- **INPUT FOR THIS TASK**

◆ ◆ ◆ ◆

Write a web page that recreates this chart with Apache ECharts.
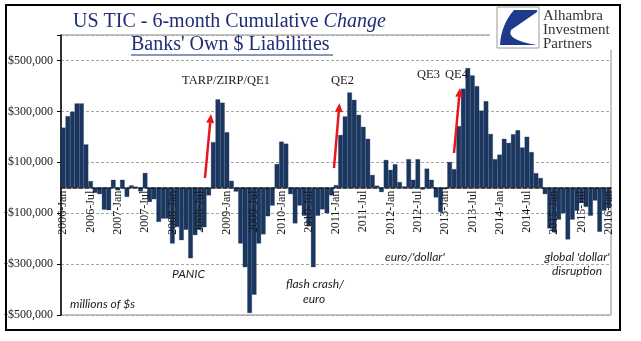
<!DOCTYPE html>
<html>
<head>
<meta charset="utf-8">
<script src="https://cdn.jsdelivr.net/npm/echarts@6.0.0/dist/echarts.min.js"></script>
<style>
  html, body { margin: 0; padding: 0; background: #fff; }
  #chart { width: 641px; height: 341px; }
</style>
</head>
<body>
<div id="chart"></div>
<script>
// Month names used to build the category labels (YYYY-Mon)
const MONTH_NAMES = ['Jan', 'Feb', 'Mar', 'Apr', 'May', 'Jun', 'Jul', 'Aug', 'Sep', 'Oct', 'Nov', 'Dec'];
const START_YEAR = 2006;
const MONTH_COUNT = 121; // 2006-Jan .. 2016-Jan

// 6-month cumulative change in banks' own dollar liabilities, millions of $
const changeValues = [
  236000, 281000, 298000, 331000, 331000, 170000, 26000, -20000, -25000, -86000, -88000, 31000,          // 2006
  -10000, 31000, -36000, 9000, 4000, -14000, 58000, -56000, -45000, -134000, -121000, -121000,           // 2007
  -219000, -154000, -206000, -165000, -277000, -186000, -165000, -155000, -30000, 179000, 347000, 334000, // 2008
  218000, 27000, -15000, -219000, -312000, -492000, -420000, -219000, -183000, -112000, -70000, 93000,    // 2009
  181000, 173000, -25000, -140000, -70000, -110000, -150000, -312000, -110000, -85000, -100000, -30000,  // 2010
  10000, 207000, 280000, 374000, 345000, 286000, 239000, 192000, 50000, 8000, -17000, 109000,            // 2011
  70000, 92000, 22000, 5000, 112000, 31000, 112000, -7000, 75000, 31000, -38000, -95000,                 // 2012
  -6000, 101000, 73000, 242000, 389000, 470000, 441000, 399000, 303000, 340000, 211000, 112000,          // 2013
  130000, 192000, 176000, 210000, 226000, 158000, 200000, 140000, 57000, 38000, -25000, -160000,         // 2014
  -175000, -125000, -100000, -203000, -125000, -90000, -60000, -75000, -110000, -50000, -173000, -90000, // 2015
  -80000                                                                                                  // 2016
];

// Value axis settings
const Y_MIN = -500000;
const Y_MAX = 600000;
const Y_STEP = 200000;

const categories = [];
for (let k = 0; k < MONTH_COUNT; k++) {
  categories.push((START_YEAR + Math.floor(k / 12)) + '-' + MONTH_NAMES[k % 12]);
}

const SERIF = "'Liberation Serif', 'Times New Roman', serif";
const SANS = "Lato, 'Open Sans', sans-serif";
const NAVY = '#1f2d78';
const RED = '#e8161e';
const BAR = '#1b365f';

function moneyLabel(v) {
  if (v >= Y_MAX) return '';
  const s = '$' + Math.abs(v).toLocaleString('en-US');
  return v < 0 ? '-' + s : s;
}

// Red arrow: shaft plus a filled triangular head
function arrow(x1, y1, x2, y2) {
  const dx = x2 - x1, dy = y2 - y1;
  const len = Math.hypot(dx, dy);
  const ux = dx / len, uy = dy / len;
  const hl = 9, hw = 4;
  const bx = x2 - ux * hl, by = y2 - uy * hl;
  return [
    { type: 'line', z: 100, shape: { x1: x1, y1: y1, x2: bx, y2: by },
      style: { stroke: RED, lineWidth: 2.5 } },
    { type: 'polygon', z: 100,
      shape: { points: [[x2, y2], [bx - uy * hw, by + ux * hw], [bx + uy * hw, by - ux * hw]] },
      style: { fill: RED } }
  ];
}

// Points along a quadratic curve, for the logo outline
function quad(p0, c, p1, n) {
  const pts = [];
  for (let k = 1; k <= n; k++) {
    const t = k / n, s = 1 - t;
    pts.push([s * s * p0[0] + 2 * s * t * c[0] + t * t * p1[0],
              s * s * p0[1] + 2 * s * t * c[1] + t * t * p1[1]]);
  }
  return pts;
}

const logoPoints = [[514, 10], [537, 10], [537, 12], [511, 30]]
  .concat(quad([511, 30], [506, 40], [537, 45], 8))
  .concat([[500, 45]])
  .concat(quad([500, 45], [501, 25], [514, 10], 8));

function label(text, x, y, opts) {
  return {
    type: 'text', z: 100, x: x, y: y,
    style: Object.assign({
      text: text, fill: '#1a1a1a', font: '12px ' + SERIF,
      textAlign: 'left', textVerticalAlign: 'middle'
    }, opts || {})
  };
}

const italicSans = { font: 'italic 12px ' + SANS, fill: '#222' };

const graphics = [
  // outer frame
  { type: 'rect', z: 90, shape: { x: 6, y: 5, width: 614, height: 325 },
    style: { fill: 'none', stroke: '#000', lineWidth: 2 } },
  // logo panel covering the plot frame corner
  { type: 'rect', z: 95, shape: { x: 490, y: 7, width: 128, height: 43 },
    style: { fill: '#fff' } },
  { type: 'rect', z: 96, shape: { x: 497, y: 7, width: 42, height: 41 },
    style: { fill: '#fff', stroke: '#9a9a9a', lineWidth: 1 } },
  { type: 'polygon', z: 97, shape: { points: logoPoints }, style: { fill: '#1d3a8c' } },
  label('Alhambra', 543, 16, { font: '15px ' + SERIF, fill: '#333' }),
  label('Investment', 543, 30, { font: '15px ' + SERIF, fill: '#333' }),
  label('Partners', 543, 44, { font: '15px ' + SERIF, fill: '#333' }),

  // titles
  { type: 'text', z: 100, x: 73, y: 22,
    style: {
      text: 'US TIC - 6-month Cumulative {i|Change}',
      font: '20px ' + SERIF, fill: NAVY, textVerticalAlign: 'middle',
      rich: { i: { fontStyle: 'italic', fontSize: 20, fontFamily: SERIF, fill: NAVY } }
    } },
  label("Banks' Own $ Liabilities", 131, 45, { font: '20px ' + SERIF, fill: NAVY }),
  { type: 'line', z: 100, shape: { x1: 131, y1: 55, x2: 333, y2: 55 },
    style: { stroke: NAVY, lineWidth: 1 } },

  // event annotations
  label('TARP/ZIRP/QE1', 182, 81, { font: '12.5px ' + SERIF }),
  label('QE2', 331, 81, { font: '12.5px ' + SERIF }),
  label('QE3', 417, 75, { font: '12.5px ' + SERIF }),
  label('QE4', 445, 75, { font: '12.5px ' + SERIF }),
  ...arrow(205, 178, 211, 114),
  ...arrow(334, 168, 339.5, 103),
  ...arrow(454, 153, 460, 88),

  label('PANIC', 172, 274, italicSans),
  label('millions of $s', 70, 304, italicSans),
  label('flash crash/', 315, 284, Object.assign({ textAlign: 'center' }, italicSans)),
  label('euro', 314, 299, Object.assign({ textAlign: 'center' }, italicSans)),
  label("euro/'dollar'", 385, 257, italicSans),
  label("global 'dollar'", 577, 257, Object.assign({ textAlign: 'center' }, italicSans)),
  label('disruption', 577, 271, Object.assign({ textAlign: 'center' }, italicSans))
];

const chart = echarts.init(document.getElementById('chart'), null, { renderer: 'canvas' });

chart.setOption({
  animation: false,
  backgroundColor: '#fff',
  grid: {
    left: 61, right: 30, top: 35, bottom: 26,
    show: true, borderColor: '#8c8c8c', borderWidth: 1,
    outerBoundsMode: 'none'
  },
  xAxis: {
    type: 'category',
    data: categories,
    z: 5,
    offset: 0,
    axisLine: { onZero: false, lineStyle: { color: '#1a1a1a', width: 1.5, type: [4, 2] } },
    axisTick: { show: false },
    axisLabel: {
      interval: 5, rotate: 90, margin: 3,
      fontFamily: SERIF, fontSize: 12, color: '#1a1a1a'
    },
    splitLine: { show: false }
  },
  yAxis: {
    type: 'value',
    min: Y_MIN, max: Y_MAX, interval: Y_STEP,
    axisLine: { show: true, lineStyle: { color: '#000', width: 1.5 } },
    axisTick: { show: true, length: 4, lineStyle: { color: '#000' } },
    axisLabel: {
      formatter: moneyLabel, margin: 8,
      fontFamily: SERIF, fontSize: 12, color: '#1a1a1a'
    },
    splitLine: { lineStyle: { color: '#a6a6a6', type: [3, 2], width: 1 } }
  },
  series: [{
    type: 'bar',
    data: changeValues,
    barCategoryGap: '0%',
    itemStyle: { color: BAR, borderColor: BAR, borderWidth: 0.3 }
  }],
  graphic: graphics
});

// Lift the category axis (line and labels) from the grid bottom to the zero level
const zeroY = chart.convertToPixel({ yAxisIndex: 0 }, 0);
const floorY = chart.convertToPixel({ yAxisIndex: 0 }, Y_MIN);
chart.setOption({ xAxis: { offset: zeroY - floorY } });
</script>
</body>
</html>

◆ ◆ ◆ ◆

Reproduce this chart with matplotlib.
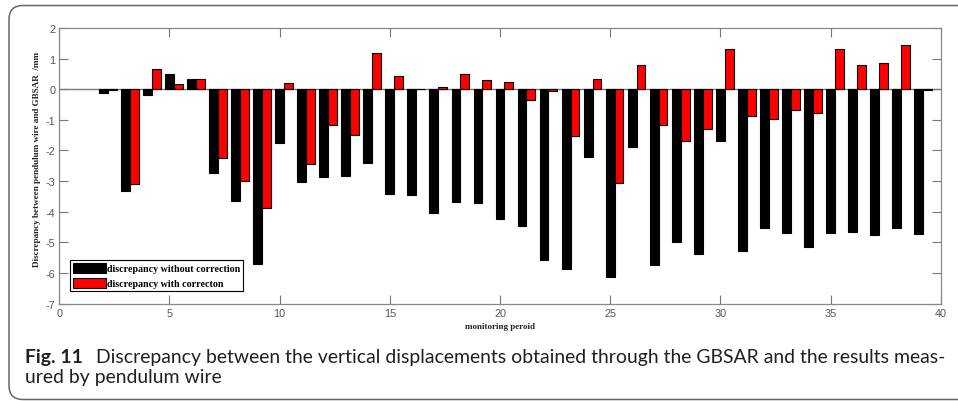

◆ ◆ ◆ ◆

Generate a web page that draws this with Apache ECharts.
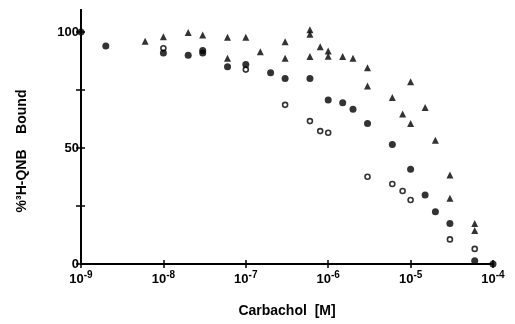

◆ ◆ ◆ ◆

- **YOUR INSTRUCTIONS**
Output exactly the lines from the one containing "Write a web" through the one containing "const Y_STEP = 200000;", both included, and nothing else; leave out any pictures.

- **FULL OUTPUT**
Write a web page that recreates this chart with Apache ECharts.
<!DOCTYPE html>
<html>
<head>
<meta charset="utf-8">
<script src="https://cdn.jsdelivr.net/npm/echarts@6.0.0/dist/echarts.min.js"></script>
<style>
  html, body { margin: 0; padding: 0; background: #fff; }
  #chart { width: 641px; height: 341px; }
</style>
</head>
<body>
<div id="chart"></div>
<script>
// Month names used to build the category labels (YYYY-Mon)
const MONTH_NAMES = ['Jan', 'Feb', 'Mar', 'Apr', 'May', 'Jun', 'Jul', 'Aug', 'Sep', 'Oct', 'Nov', 'Dec'];
const START_YEAR = 2006;
const MONTH_COUNT = 121; // 2006-Jan .. 2016-Jan

// 6-month cumulative change in banks' own dollar liabilities, millions of $
const changeValues = [
  236000, 281000, 298000, 331000, 331000, 170000, 26000, -20000, -25000, -86000, -88000, 31000,          // 2006
  -10000, 31000, -36000, 9000, 4000, -14000, 58000, -56000, -45000, -134000, -121000, -121000,           // 2007
  -219000, -154000, -206000, -165000, -277000, -186000, -165000, -155000, -30000, 179000, 347000, 334000, // 2008
  218000, 27000, -15000, -219000, -312000, -492000, -420000, -219000, -183000, -112000, -70000, 93000,    // 2009
  181000, 173000, -25000, -140000, -70000, -110000, -150000, -312000, -110000, -85000, -100000, -30000,  // 2010
  10000, 207000, 280000, 374000, 345000, 286000, 239000, 192000, 50000, 8000, -17000, 109000,            // 2011
  70000, 92000, 22000, 5000, 112000, 31000, 112000, -7000, 75000, 31000, -38000, -95000,                 // 2012
  -6000, 101000, 73000, 242000, 389000, 470000, 441000, 399000, 303000, 340000, 211000, 112000,          // 2013
  130000, 192000, 176000, 210000, 226000, 158000, 200000, 140000, 57000, 38000, -25000, -160000,         // 2014
  -175000, -125000, -100000, -203000, -125000, -90000, -60000, -75000, -110000, -50000, -173000, -90000, // 2015
  -80000                                                                                                  // 2016
];

// Value axis settings
const Y_MIN = -500000;
const Y_MAX = 600000;
const Y_STEP = 200000;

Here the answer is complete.